Meshuggah and Dimmu Borgir have a bastard child...

I bought their album a couple of days ago actually. Its worth it. Not the best thing I've ever heard for a few little reasons (Orchestration sounds pretty, crap. Like an average £100 keyboard from Argos, plus his shouts/screams aren't my favourite) ... but they have MASSIVE potential. Definately looking forward to their future stuff.

I was on their last.fm page the other day too. Quite a few people are criticising similar things, but the band have posted saying they're considering it all and are planning on making their next album much more awesomerer (Better orchestration, Longer songs etc.)
 
Niiiiiiice

Agree with above, the idea isnt 100% there yet, but its got awesome potential.

I tried doing this a few months ago and it came out pretty cool (orchestral djent), but I didn't really follow it up, and have never been really successful creating orchestrations anyway.

Still gotta digest this but I'm already looking forward to their next album once they give their sound a bit of time to develop.
 
Niiiiiiice

Agree with above, the idea isnt 100% there yet, but its got awesome potential.

I tried doing this a few months ago and it came out pretty cool (orchestral djent), but I didn't really follow it up, and have never been really successful creating orchestrations anyway.

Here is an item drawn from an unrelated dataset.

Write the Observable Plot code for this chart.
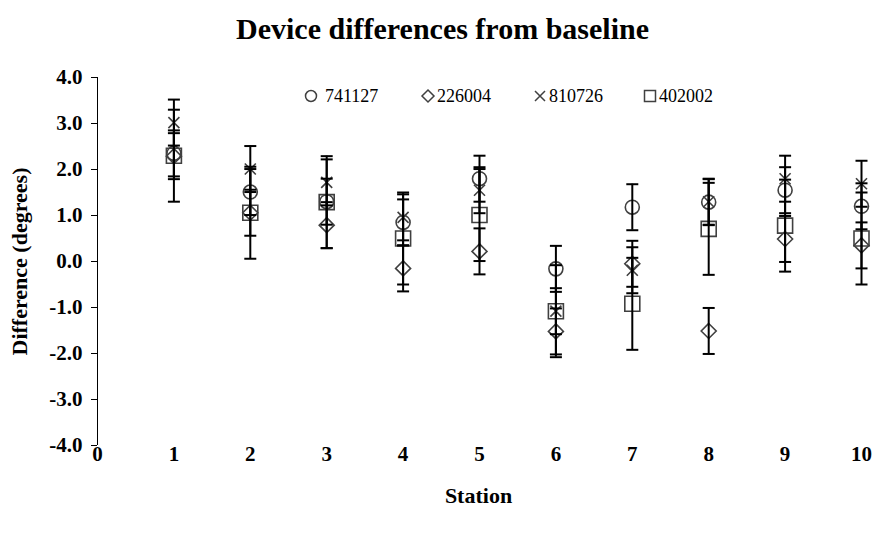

Still gotta digest this but I'm already looking forward to their next album once they give their sound a bit of time to develop.

I'm not sure if I have a totally different definition of djent than you but I can't hear anything djenty in that clip. It's more like just ordinary symphonic metal. I'm not dissing it though, just saying I can't detect the djent in it :D
 
I'm not sure if I have a totally different definition of djent than you but I can't hear anything djenty in that clip. It's more like just ordinary symphonic metal. I'm not dissing it though, just saying I can't detect the djent in it :D

Dunno, my definition of djent is that kind of rhythmic, often-odd-time-signature, low-tuned, drums/bass/kick playing the same thing type of music.

Altho by that definition Bring Me The Horizon are djent.

So I don't know :/
 
Dunno, my definition of djent is that kind of rhythmic, often-odd-time-signature, low-tuned, drums/bass/kick playing the same thing type of music.

Altho by that definition Bring Me The Horizon are djent.

So I don't know :/

Yeah it's a tricky freakin' question/definition. I have never thought of djent that way, where the kicks and guitars/bass play the exact same thing because that happens in many other genres too. I think of djent more like a type of sound of which is defined the most by the guitars. Metallic guitars that have that certain growl to them, or the very famous "BAUOOOW!" as I kept saying all the time before :) I'm aware that djent is originally just a way of palm muting but these days it's like a whole freakin' genre. And of course, polyrhythmics contribute to the djent factor but I don't see it as a neccessity.

But anyway, I would still say your clip is more like "orchestral metal" or something, while Xerath still is "orchestral djent" though. If you listen to their song "False History" and notice how the guitars are played and what type of sound they bring to the table... well, it just makes me stamp that "Djent Approved" logo on it haha. (As a side note, I'm not in any way claiming to be a djent guru, this is just my skewed definition of djent ... so far)

Edit: Well, the intro isn't that djenty on "False History", but the verse is very djenty! That's strange huh... haha, well as I said... my definition :( Come to think of it though, Xerath doesn't have that insane metallic growl in the guitars so it's not really THAT djenty after all. But I guess it's the rhythm that makes up for it, and thus, I agree with what you said about the kicks/bass/guitars playing the same thing.